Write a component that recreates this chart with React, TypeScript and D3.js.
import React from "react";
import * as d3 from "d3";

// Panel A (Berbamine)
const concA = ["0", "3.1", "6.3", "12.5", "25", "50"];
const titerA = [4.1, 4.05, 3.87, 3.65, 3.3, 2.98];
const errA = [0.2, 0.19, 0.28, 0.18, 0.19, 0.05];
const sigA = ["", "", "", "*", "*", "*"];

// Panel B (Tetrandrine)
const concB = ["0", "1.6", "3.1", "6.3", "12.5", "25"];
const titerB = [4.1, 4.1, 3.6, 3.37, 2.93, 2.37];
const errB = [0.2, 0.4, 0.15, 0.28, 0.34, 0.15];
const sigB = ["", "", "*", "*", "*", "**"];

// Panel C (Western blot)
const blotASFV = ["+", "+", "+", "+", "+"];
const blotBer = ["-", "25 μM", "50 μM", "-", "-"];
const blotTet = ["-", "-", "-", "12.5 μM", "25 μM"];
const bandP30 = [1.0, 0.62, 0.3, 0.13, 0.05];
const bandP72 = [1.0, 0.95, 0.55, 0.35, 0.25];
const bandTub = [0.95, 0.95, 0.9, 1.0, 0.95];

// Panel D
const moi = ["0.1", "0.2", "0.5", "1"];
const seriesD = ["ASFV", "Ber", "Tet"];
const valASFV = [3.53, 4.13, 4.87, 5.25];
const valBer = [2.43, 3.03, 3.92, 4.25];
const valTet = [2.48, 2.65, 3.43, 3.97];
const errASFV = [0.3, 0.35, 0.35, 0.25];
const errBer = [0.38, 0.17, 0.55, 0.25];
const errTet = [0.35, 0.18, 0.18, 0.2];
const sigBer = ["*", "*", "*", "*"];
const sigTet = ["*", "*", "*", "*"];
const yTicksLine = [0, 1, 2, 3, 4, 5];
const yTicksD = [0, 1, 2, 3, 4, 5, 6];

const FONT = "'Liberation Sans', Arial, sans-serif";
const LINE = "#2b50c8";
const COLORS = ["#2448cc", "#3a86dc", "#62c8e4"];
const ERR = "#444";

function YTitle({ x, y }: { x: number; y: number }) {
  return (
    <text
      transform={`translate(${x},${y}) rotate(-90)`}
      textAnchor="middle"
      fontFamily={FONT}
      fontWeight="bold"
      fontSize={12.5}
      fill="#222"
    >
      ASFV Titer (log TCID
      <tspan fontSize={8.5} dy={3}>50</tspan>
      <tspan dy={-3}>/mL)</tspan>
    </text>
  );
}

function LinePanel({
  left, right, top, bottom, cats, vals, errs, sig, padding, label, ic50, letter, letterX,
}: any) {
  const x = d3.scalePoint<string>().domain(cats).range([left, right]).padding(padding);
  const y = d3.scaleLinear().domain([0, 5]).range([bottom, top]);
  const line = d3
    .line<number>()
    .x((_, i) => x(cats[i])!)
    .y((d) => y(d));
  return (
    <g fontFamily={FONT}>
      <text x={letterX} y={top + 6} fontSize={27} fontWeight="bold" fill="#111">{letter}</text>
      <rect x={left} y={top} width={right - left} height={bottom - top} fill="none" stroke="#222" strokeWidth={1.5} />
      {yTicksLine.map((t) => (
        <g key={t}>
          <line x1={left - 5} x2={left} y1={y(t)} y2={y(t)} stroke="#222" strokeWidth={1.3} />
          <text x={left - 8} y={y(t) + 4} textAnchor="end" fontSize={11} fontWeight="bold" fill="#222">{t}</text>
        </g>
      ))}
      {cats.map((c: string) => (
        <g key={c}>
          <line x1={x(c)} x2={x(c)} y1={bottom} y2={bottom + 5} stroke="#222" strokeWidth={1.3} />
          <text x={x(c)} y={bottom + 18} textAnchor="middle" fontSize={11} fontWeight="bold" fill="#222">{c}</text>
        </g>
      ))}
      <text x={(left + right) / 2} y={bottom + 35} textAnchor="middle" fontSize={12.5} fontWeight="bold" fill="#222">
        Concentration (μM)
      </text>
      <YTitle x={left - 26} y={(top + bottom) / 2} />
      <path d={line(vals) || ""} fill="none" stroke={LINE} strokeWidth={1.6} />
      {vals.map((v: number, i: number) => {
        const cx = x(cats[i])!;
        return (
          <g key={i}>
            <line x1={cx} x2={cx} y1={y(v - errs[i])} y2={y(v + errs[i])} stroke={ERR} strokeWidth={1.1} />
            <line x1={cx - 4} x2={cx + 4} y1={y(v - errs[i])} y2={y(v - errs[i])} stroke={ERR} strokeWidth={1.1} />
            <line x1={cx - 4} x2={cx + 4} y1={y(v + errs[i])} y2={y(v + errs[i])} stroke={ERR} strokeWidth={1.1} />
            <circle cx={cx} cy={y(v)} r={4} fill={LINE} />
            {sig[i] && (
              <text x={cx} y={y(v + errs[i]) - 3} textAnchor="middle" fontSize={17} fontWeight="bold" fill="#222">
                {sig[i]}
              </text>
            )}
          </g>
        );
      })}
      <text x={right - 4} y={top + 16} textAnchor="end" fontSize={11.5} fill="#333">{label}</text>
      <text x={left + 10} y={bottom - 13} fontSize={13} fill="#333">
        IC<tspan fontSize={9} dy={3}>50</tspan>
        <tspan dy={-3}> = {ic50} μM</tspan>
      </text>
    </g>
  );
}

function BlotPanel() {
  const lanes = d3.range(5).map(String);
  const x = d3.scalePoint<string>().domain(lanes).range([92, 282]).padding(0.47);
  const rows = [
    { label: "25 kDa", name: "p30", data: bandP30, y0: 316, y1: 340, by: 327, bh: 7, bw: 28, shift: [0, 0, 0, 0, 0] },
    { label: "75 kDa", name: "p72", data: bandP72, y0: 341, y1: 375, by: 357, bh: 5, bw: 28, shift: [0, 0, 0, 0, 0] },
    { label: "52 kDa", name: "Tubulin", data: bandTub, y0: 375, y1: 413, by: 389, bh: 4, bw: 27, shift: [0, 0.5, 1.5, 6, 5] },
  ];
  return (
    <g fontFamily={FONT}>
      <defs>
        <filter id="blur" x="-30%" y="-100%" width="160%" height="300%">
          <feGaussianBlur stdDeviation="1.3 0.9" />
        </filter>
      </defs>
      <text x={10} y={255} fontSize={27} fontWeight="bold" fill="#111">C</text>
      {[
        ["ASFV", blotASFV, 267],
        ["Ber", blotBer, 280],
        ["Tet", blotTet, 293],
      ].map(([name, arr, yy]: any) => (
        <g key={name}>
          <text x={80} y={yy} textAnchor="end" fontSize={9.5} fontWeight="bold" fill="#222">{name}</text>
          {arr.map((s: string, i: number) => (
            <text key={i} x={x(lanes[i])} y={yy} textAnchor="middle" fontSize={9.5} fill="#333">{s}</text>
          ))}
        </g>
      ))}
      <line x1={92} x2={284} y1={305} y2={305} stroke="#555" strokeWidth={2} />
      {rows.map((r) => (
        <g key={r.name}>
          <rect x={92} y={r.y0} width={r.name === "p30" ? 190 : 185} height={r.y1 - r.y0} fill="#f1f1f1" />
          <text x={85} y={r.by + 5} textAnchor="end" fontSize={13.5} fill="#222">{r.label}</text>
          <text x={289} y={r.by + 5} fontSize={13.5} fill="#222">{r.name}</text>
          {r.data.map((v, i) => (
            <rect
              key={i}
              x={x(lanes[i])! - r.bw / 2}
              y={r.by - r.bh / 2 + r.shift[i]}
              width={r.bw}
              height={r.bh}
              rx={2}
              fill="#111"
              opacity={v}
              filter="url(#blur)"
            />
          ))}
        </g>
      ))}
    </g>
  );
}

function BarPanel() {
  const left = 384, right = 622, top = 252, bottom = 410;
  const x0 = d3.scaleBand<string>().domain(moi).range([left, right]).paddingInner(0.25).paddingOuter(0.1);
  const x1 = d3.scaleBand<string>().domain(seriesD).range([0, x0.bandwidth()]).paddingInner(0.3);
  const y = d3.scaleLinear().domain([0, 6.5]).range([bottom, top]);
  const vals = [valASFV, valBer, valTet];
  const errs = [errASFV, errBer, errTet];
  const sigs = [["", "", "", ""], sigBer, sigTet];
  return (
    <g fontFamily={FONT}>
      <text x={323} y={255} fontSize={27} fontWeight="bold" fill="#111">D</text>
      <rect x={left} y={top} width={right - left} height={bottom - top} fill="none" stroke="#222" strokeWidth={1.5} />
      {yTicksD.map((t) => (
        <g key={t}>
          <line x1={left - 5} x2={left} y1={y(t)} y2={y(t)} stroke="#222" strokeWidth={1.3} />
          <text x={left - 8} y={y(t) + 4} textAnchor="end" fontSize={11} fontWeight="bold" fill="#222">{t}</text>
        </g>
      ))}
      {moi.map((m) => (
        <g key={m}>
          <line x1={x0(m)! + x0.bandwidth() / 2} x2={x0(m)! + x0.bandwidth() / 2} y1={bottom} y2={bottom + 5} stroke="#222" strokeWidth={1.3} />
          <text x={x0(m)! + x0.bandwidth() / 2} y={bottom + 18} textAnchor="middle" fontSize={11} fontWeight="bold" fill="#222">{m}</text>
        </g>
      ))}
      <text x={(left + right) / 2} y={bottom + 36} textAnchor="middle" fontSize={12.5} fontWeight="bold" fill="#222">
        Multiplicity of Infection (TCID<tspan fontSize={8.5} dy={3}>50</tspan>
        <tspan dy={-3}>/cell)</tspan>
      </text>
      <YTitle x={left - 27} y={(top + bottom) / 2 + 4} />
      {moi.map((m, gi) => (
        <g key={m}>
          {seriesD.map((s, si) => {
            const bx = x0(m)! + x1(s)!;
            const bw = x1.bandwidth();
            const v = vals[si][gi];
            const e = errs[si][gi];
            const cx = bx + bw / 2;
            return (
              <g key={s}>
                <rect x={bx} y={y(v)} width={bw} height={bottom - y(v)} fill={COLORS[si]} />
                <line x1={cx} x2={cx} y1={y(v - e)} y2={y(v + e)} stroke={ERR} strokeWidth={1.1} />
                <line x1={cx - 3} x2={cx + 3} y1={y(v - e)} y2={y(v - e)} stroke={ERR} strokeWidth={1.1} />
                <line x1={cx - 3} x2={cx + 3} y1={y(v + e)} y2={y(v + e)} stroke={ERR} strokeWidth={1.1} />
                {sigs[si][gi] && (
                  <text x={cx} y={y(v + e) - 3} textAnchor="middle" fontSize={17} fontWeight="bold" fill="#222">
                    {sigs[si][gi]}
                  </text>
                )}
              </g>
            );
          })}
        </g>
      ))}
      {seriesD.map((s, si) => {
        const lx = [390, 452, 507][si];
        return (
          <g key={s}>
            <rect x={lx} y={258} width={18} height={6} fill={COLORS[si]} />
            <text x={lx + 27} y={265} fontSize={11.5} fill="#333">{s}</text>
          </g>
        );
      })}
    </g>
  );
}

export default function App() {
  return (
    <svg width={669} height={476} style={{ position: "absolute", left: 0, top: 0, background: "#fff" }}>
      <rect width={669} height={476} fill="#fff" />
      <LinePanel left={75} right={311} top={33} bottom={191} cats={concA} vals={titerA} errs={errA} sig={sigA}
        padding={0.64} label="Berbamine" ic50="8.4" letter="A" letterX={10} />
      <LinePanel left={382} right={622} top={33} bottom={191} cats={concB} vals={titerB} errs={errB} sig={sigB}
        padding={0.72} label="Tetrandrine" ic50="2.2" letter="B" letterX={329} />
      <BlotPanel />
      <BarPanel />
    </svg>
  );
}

========

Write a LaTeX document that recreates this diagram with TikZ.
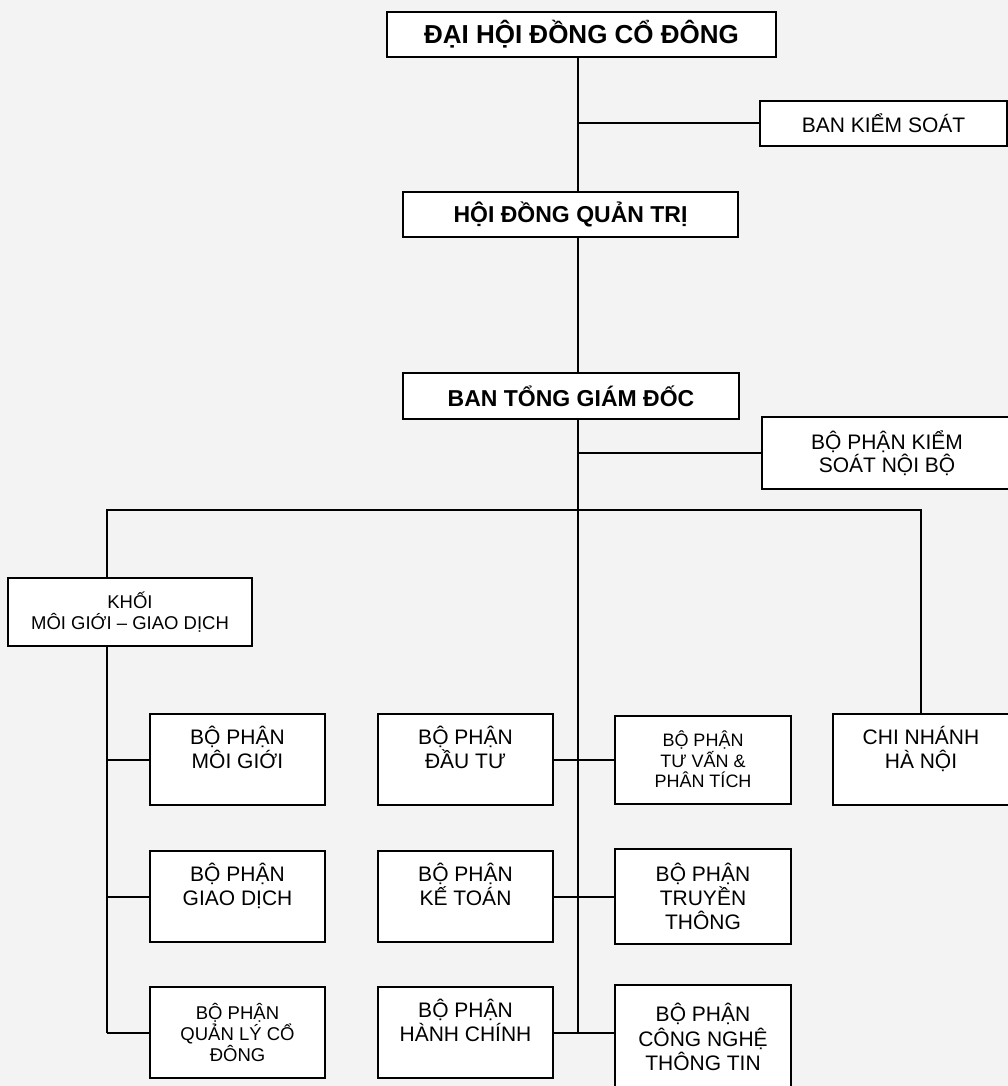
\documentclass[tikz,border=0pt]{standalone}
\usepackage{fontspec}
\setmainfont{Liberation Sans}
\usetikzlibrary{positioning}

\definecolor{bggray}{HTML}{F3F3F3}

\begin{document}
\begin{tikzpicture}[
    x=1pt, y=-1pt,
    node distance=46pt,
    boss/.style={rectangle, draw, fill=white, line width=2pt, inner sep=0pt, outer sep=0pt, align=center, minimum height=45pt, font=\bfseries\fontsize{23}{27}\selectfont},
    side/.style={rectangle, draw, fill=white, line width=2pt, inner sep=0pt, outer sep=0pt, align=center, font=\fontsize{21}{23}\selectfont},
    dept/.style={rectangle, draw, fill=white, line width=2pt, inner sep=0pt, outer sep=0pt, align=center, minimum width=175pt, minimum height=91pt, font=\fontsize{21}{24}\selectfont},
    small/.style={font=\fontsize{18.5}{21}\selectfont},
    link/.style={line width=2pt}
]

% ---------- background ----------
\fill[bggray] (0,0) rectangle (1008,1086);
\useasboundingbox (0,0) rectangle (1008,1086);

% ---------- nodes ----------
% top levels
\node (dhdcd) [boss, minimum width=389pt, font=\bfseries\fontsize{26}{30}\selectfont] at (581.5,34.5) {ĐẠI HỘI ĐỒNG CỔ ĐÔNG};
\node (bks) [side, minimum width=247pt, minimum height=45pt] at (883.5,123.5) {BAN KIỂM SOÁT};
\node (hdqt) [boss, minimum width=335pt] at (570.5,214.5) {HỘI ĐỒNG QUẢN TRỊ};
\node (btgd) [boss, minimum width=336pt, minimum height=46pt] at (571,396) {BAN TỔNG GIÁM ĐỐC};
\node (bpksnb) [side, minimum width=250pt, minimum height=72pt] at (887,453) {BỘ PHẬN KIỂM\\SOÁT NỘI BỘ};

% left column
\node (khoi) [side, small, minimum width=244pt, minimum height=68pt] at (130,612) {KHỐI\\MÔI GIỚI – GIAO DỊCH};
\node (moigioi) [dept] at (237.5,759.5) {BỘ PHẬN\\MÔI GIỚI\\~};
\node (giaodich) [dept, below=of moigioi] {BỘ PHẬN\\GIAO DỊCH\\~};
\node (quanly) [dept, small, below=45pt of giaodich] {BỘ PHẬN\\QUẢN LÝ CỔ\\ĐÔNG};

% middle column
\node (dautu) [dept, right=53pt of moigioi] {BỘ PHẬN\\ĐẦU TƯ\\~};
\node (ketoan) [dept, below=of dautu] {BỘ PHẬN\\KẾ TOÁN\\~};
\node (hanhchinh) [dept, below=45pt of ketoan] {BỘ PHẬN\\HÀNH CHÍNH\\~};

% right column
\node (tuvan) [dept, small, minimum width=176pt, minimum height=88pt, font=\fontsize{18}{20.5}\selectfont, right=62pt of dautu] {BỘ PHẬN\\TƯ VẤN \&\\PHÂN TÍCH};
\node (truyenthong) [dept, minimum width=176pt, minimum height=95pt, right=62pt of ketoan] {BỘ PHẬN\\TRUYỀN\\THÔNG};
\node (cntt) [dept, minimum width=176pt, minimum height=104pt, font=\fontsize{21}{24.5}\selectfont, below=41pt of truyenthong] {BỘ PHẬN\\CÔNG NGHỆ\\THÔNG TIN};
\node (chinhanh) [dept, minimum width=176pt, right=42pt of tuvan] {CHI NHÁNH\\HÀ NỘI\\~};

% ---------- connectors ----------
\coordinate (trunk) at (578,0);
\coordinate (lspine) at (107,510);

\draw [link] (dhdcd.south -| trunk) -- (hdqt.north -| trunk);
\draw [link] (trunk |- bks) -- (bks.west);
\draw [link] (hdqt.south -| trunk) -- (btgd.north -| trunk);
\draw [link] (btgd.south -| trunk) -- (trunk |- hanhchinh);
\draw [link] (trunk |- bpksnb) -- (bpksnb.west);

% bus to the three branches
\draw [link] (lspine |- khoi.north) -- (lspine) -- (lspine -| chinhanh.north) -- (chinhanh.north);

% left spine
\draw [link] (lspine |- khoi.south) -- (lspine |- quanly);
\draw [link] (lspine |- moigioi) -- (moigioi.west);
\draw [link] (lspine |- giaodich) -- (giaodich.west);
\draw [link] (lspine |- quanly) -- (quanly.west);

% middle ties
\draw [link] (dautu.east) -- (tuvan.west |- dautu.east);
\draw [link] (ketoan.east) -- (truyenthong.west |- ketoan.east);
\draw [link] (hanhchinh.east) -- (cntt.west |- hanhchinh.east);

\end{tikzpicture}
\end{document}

========

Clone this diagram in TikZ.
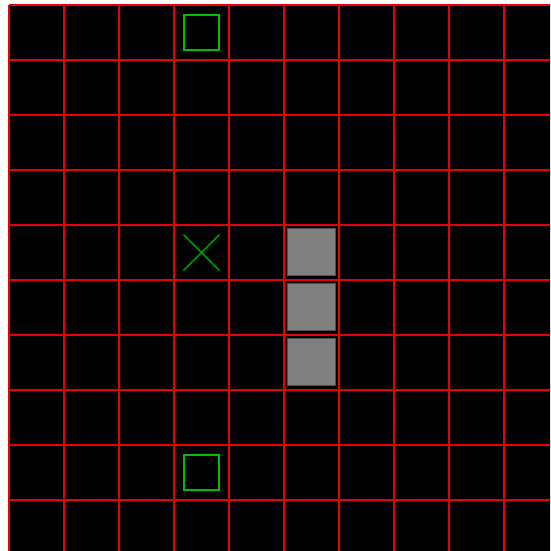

========

◆ **AIM OF THE EXERCISE**:
Scan the listing above and identify each line holding the string "React"; copy every such line.

◆ **RESULT FOR THIS EXERCISE**:
Write a component that recreates this chart with React, TypeScript and D3.js.
import React from "react";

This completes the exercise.